A Worse Visual Migraine

Last night I had a Visual Migraine that was significantly worse than the previous ones. It started in the usual manner (flickering lights in my central vision and an inability to read text on a computer screen in a font that is normally quite readable) but then developed a new feature. Grey clouds appeared in the periphery of my vision which left me with only central vision which was obscured by flickering lights.

About an hour later it was gone. I’m glad that I don’t drive much, such limited vision is enough to allow me to use public transport without serious problems (although crossing a road could be interesting). Spending an hour in a parked car at the side of a road waiting for a migraine to go away is not something I’m looking forward to.

6 comments to A Worse Visual Migraine

  • Perhaps you already know this book, but just in case I’d like to comment it was a great help for me to understand migraines from Oliver Sacks’ must read “Migraine”.

    — fxn (via Advogato)

  • I started getting swimming vision & painful mind-wiping headaches, oh, let me see… about 25 years ago. The distortion either looked like bizarre lenses in glasses, or “swam” like water running over my eyes.

    The MD’s prescribed stuff like Migral, which sort of made the pain distant but didn’t exactly leave me functional while it worked.

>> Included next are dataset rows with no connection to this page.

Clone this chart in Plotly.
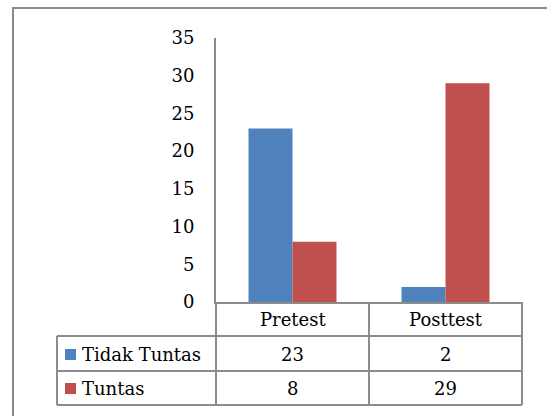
import plotly.graph_objects as go

categories = ["Pretest", "Posttest"]
series_names = ["Tidak Tuntas", "Tuntas"]
tidak_tuntas = [23, 2]
tuntas = [8, 29]
series_values = [tidak_tuntas, tuntas]
series_colors = ["#4F81BD", "#C0504D"]
y_ticks = [0, 5, 10, 15, 20, 25, 30, 35]

W, H = 547, 416
ML, MR, MT, MB = 216, 25, 38, 114
PW, PH = W - ML - MR, H - MT - MB

FONT = "DejaVu Serif"
FS = 18
GRID = "#8C8C8C"


def px_x(x):
    return (x - ML) / PW


def px_y(y):
    return (H - MB - y) / PH


fig = go.Figure()
for name, vals, col in zip(series_names, series_values, series_colors):
    fig.add_trace(go.Bar(x=categories, y=vals, name=name, marker=dict(color=col, line=dict(width=0))))

shapes = []
annotations = []

# data table grid
table_left, table_right = px_x(57), 1.0
row_lines = [H - MB + 34, H - MB + 69, H - MB + 103]
for yy in row_lines:
    shapes.append(dict(type="line", xref="paper", yref="paper", x0=table_left, x1=table_right,
                       y0=px_y(yy), y1=px_y(yy), line=dict(color=GRID, width=2)))
table_bottom = px_y(row_lines[-1])
for xx, top in [(57, row_lines[0]), (ML, H - MB), (ML + PW / 2, H - MB), (ML + PW, H - MB)]:
    shapes.append(dict(type="line", xref="paper", yref="paper", x0=px_x(xx), x1=px_x(xx),
                       y0=px_y(top), y1=table_bottom, line=dict(color=GRID, width=2)))

# chart frame
shapes.append(dict(type="rect", xref="paper", yref="paper", x0=px_x(13), x1=px_x(W + 20),
                   y0=px_y(H + 20), y1=px_y(8), line=dict(color="#8A8A8A", width=2)))

# category header row
for c in categories:
    annotations.append(dict(x=c, xref="x", y=px_y(H - MB + 17), yref="paper", text=c, showarrow=False,
                            font=dict(family=FONT, size=FS, color="black"), xanchor="center", yanchor="middle"))

# series rows: legend key, name, values
row_centers = [H - MB + 52, H - MB + 86]
for name, vals, col, yc in zip(series_names, series_values, series_colors, row_centers):
    shapes.append(dict(type="rect", xref="paper", yref="paper", x0=px_x(65), x1=px_x(76),
                       y0=px_y(yc + 6), y1=px_y(yc - 5), fillcolor=col, line=dict(width=0)))
    annotations.append(dict(x=px_x(80), xref="paper", y=px_y(yc), yref="paper", text=name, showarrow=False,
                            font=dict(family=FONT, size=FS, color="black"), xanchor="left", yanchor="middle"))
    for c, v in zip(categories, vals):
        annotations.append(dict(x=c, xref="x", y=px_y(yc), yref="paper", text=str(v), showarrow=False,
                                font=dict(family=FONT, size=FS, color="black"), xanchor="center", yanchor="middle"))

fig.update_layout(
    width=W, height=H,
    margin=dict(l=ML, r=MR, t=MT, b=MB),
    paper_bgcolor="white", plot_bgcolor="white",
    barmode="group", bargap=0.425, bargroupgap=0,
    showlegend=False,
    font=dict(family=FONT, size=FS, color="black"),
    xaxis=dict(range=[-0.5, 1.5], showticklabels=False, ticks="", showgrid=False, zeroline=False,
               showline=True, linecolor=GRID, linewidth=2, fixedrange=True),
    yaxis=dict(range=[0, 35], tickvals=y_ticks, ticks="", showgrid=False, zeroline=False,
               showline=True, linecolor=GRID, linewidth=2, ticklabelstandoff=16,
               tickfont=dict(family=FONT, size=FS, color="black"), fixedrange=True),
    shapes=shapes,
    annotations=annotations,
)

fig.write_html("out.html")
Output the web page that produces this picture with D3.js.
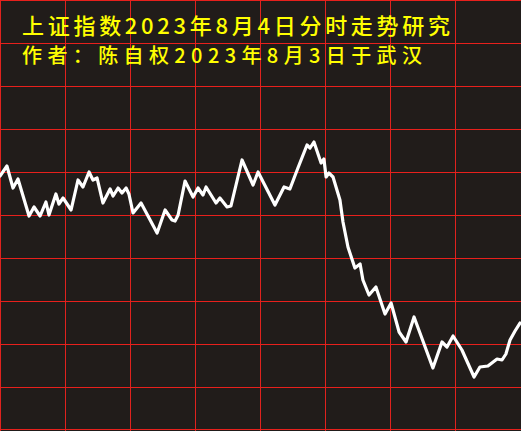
<!DOCTYPE html>
<html>
<head>
<meta charset="utf-8">
<script src="https://cdn.jsdelivr.net/npm/d3@7"></script>
<style>
html,body{margin:0;padding:0;background:#211c1a;}
svg{display:block;}
</style>
</head>
<body>
<script>
// Title lines
const titleLines = ["上证指数2023年8月4日分时走势研究", "作者：陈自权2023年8月3日于武汉"];
// Minutes since open (0..240)
const minutes = [0,3.2,6,8.3,13.4,15.7,18.5,21.2,22.6,25.8,27.2,29.1,32.8,36,38.3,41.1,42.9,44.8,47.5,50.8,52.2,54.5,56.3,58.2,59.5,61.4,65.1,72.5,76.2,79.4,80.8,82.2,85.4,89.1,91.4,93.7,95.1,99.7,101.5,104.8,106.6,111.7,116.8,119.1,126.9,131.1,133.8,137.5,141.7,143.1,144.9,148.2,149.5,150.5,151.8,153.7,156.9,158.3,160.6,163.8,166.2,167.5,170.3,173.5,177.7,180.5,184.2,187.4,191.1,199.8,204,206.3,209.1,213.2,218.8,221.5,225.2,229.4,231.7,233.5,235.4,237.7,240];
// Index values
const values = [3274.8,3276.8,3272.4,3274.2,3266.8,3268.6,3266.8,3269.6,3267.0,3271.2,3269.2,3270.4,3268.0,3274.0,3272.6,3275.6,3274.0,3274.4,3269.4,3272.2,3270.8,3272.4,3271.4,3272.4,3271.2,3267.4,3269.4,3263.4,3268.0,3266.0,3265.8,3267.0,3273.8,3270.6,3272.4,3271.0,3272.6,3269.4,3270.4,3268.6,3268.8,3278.0,3273.0,3275.6,3269.0,3272.6,3272.2,3276.4,3281.0,3280.4,3281.6,3277.4,3278.2,3274.6,3275.4,3274.6,3270.0,3265.6,3260.6,3256.4,3257.2,3254.0,3251.0,3252.6,3247.2,3249.4,3243.6,3241.6,3246.6,3236.4,3241.6,3240.6,3242.8,3240.0,3234.6,3236.6,3236.8,3238.2,3238.0,3239.2,3242.0,3243.8,3245.4];
const xGridCount = 8;
const yGridCount = 10;

const W = 521, H = 431;
const svg = d3.select("body").append("svg").attr("width", W).attr("height", H);
svg.append("rect").attr("width", W).attr("height", H).attr("fill", "#211c1a");

const x = d3.scaleLinear().domain([0, 240]).range([0, 520]);
const y = d3.scaleLinear().domain([3224, 3310]).range([430, 0]);
const gx = d3.scaleLinear().domain([0, xGridCount]).range([0, 520]);
const gy = d3.scaleLinear().domain([0, yGridCount]).range([0, 430]);

const grid = svg.append("g").attr("stroke-width", 1.3).attr("shape-rendering", "crispEdges");
grid.selectAll("line.v").data(d3.range(xGridCount)).join("line")
  .attr("class", "v").attr("y1", 0).attr("y2", 431)
  .attr("x1", d => gx(d) + 0.5).attr("x2", d => gx(d) + 0.5)
  .attr("stroke", "#e0221e");
grid.selectAll("line.h").data(d3.range(yGridCount + 1)).join("line")
  .attr("class", "h").attr("x1", 0).attr("x2", 521)
  .attr("stroke", "#e8201c")
  .attr("y1", d => Math.min(gy(d), 429) + 0.5).attr("y2", d => Math.min(gy(d), 429) + 0.5);

const pts = minutes.map((m, i) => [m, values[i]]);
svg.append("path").datum(pts)
  .attr("fill", "none").attr("stroke", "#ffffff").attr("stroke-width", 3.2)
  .attr("stroke-linejoin", "round").attr("stroke-linecap", "round")
  .attr("d", d3.line().x(d => x(d[0])).y(d => y(d[1])));

const t = svg.append("g").attr("fill", "#ffff00").attr("font-family", "'Noto Sans CJK SC', sans-serif").attr("font-weight", 500);
t.append("text").attr("x", 22).attr("y", 34).attr("font-size", 22)
  .attr("textLength", 428).attr("lengthAdjust", "spacing").text(titleLines[0]);
t.append("text").attr("x", 22).attr("y", 63).attr("font-size", 20)
  .attr("textLength", 400).attr("lengthAdjust", "spacing").text(titleLines[1]);
</script>
</body>
</html>
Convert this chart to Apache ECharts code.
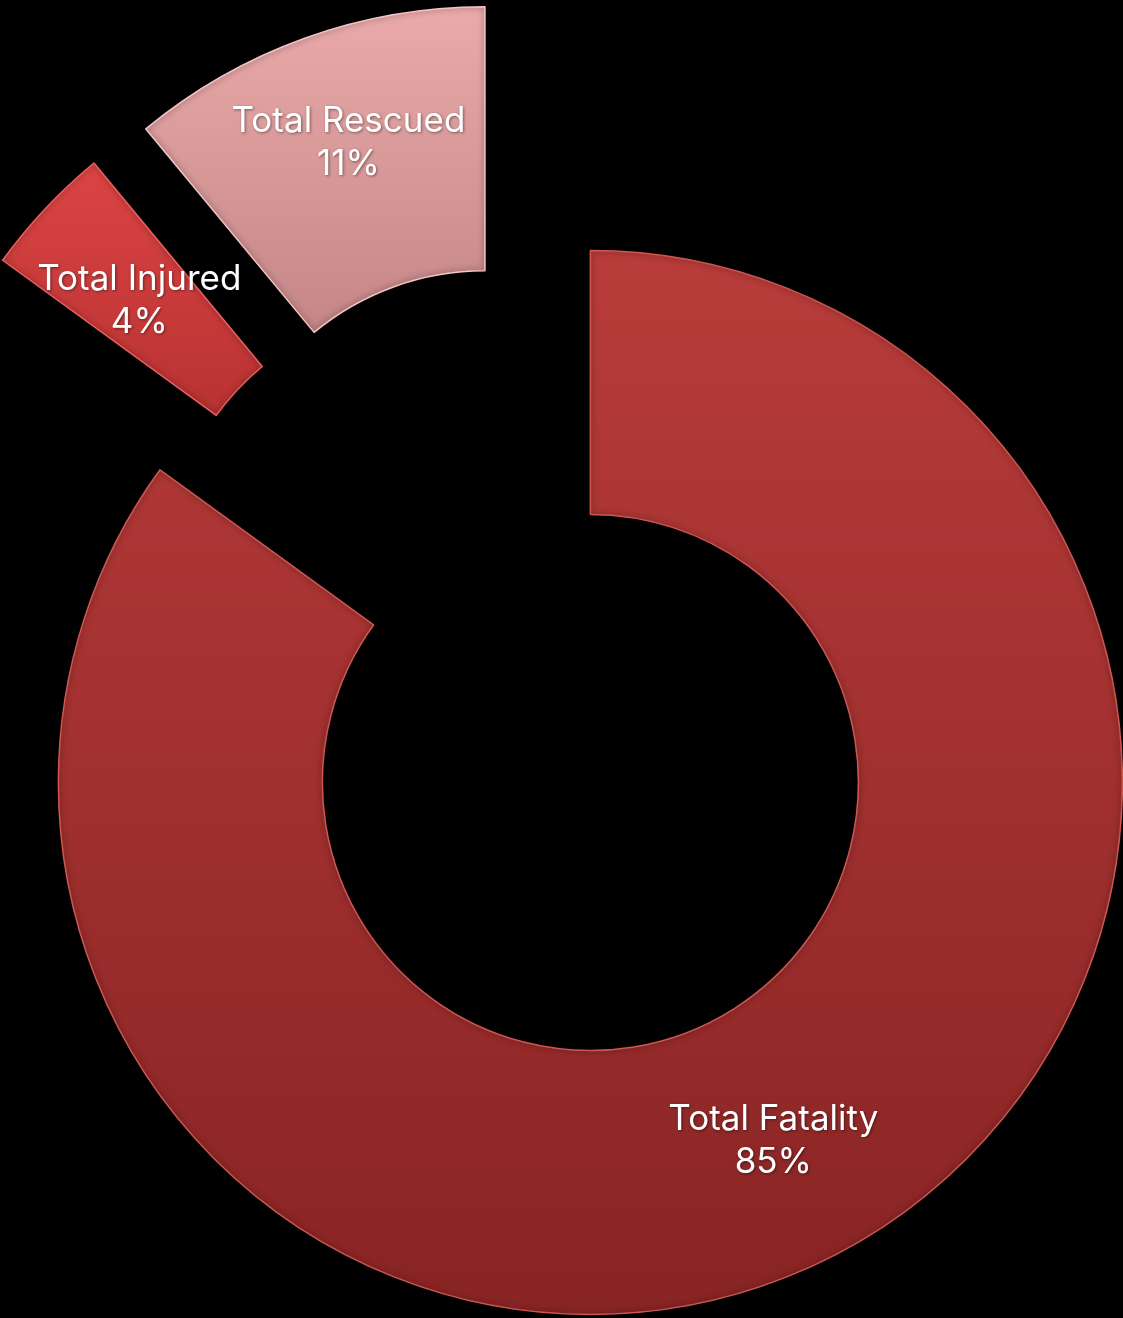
<!DOCTYPE html>
<html>
<head>
<meta charset="utf-8">
<script src="https://cdn.jsdelivr.net/npm/echarts@6/dist/echarts.min.js"></script>
<style>
html,body{margin:0;padding:0;background:#000;}
#chart{width:1123px;height:1318px;}
</style>
</head>
<body>
<div id="chart"></div>
<script>
const categories = ['Total Fatality', 'Total Injured', 'Total Rescued'];
const values = [85, 4, 11];
const topColors = ['#b83c3a', '#dc4444', '#eaaaaa'];
const bottomColors = ['#882424', '#b83232', '#c48686'];
const edgeColors = ['#d05652', '#ee6060', '#f4c4c4'];
const labelShiftY = [-1, 4, -17];

const chart = echarts.init(document.getElementById('chart'));
const data = categories.map((name, i) => ({
  name: name,
  value: values[i],
  selected: true,
  itemStyle: {
    color: new echarts.graphic.LinearGradient(0, 0, 0, 1, [
      {offset: 0, color: topColors[i]},
      {offset: 1, color: bottomColors[i]}
    ]),
    borderColor: edgeColors[i]
  }
}));

chart.setOption({
  backgroundColor: '#000000',
  animation: false,
  series: [{
    type: 'pie',
    center: [530, 664],
    radius: [268, 532],
    startAngle: 90,
    clockwise: true,
    selectedMode: 'multiple',
    selectedOffset: 133,
    avoidLabelOverlap: false,
    itemStyle: {
      borderWidth: 1.5,
      shadowBlur: 6,
      shadowColor: 'rgba(0,0,0,0.6)'
    },
    label: {
      show: true,
      position: 'inside',
      color: '#ffffff',
      fontFamily: 'Inter, "Noto Sans", sans-serif',
      fontSize: 35,
      lineHeight: 43,
      textShadowColor: 'rgba(0,0,0,0.45)',
      textShadowBlur: 3,
      textShadowOffsetX: 1,
      textShadowOffsetY: 1,
      formatter: p => p.name + '\n' + Math.round(p.percent) + '%'
    },
    labelLayout: p => ({dy: labelShiftY[p.dataIndex]}),
    labelLine: {show: false},
    emphasis: {disabled: true},
    select: {disabled: false},
    data: data
  }]
});
</script>
</body>
</html>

    I got to the state where I was spending 2-3 days a week under various tablets, completely fuzzy & nebulous, then one day I had to install a system for Dr Mike McKibbin, a chiropractor in Attadale, Perth, and got slapped down by a headache/vision attack while I was working on that, & couldn’t finish it. So he stood me in front of his xray machine, zapped me, developed those, straightened my back up (well… bent it to the correct curves, really) & “presto” I was as right as rain in about 20 minutes.

    I’ve run into a variety of Chiropractors since, many of them very good & competent (no obvious visible clues, big/small neat/cluttered male/female all basically similar), a few of whome achieved basically nothing. It’s been about 5 months since I was adjusted, & I’m starting to feel the need (slamming your head into a road tends to do that :-) so I’ll drop in & see Dr Robert Charles Scott while I’m in Perth next month.

  • Tel

    The most common types of headaches are dehydration (because people simply forget to drink enough water and drink sweet drinks and/or alcohol instead) and caffeine addiction (which is extremely common) — withdrawal from caffeine causes headaches. Neither of these would be as severe as what you describe.

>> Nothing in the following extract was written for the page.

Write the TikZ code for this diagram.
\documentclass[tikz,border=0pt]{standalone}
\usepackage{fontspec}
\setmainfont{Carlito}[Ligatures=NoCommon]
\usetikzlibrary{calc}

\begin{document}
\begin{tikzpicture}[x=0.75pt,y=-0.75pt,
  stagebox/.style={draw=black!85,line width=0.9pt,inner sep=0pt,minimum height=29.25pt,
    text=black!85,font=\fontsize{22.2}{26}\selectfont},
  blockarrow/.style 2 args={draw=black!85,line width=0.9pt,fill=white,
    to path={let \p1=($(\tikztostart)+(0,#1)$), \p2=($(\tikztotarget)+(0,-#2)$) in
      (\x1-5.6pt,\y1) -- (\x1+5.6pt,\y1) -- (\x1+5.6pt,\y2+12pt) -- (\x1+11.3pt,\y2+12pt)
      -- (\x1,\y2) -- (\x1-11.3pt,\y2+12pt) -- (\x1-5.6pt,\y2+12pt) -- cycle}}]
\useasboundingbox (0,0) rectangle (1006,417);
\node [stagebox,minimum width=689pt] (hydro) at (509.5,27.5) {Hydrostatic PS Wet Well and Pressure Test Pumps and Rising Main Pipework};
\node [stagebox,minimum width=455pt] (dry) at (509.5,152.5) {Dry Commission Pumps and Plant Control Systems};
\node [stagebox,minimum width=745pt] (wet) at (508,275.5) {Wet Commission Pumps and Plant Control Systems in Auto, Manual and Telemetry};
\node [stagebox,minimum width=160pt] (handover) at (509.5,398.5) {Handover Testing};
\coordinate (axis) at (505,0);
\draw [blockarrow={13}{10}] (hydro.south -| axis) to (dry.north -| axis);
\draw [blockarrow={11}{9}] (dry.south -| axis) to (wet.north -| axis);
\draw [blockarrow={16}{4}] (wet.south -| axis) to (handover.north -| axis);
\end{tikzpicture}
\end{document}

    Do a search on “Cerebral Aneurysm”, it is uncommon but it happens. Blood vessels sometimes don’t form properly and make a bit of a knot that bulges under pressure (causing headaches, sometimes really bad headaches, also loss of vision). If it ever bursts and starts to bleed then that’s bad — it can kill you, or cause brain damage. There’s no way to see the bulge without a brain scan, might be something to think about.

  • etbe

    Tel: It’s something to consider, however I have already had advice from an opthalmologist about the vision problem – who determined that it was a visual migraine. Also I don’t get headaches, just loss of vision and disorientation (probably mostly caused by the loss of vision).

  • Sofia Hlinovsky

    Can someone help me, I am just doing some research.

    Would any severe suffers be prepared to take a preventative medicine everyday if it could help reduce the frequency and severity of migraines?

    Thanks for your help

  • ElTchoupi

    Hi Sofia,
    Sorry about my English: I’m French and the subject is not very frequent in my discussions…
    Yes indeed, it can help: I started having migraines a few years ago but not very severe ones. In 2005, I had a 10 days crisis (believe me, you don’t want to know how painful this is) so I went to the hospital and after a lot of exams, my neurologist gave me my new medicine: one at diner everyday: I now have 5 10 times fewer migraines than before ! believe me or not, but I went to this neurologist on month later, just say “THANK YOU!” !
    PS: He also gave so pills which allow me to “kill the migraine” in one or two hours (which is very short for me!).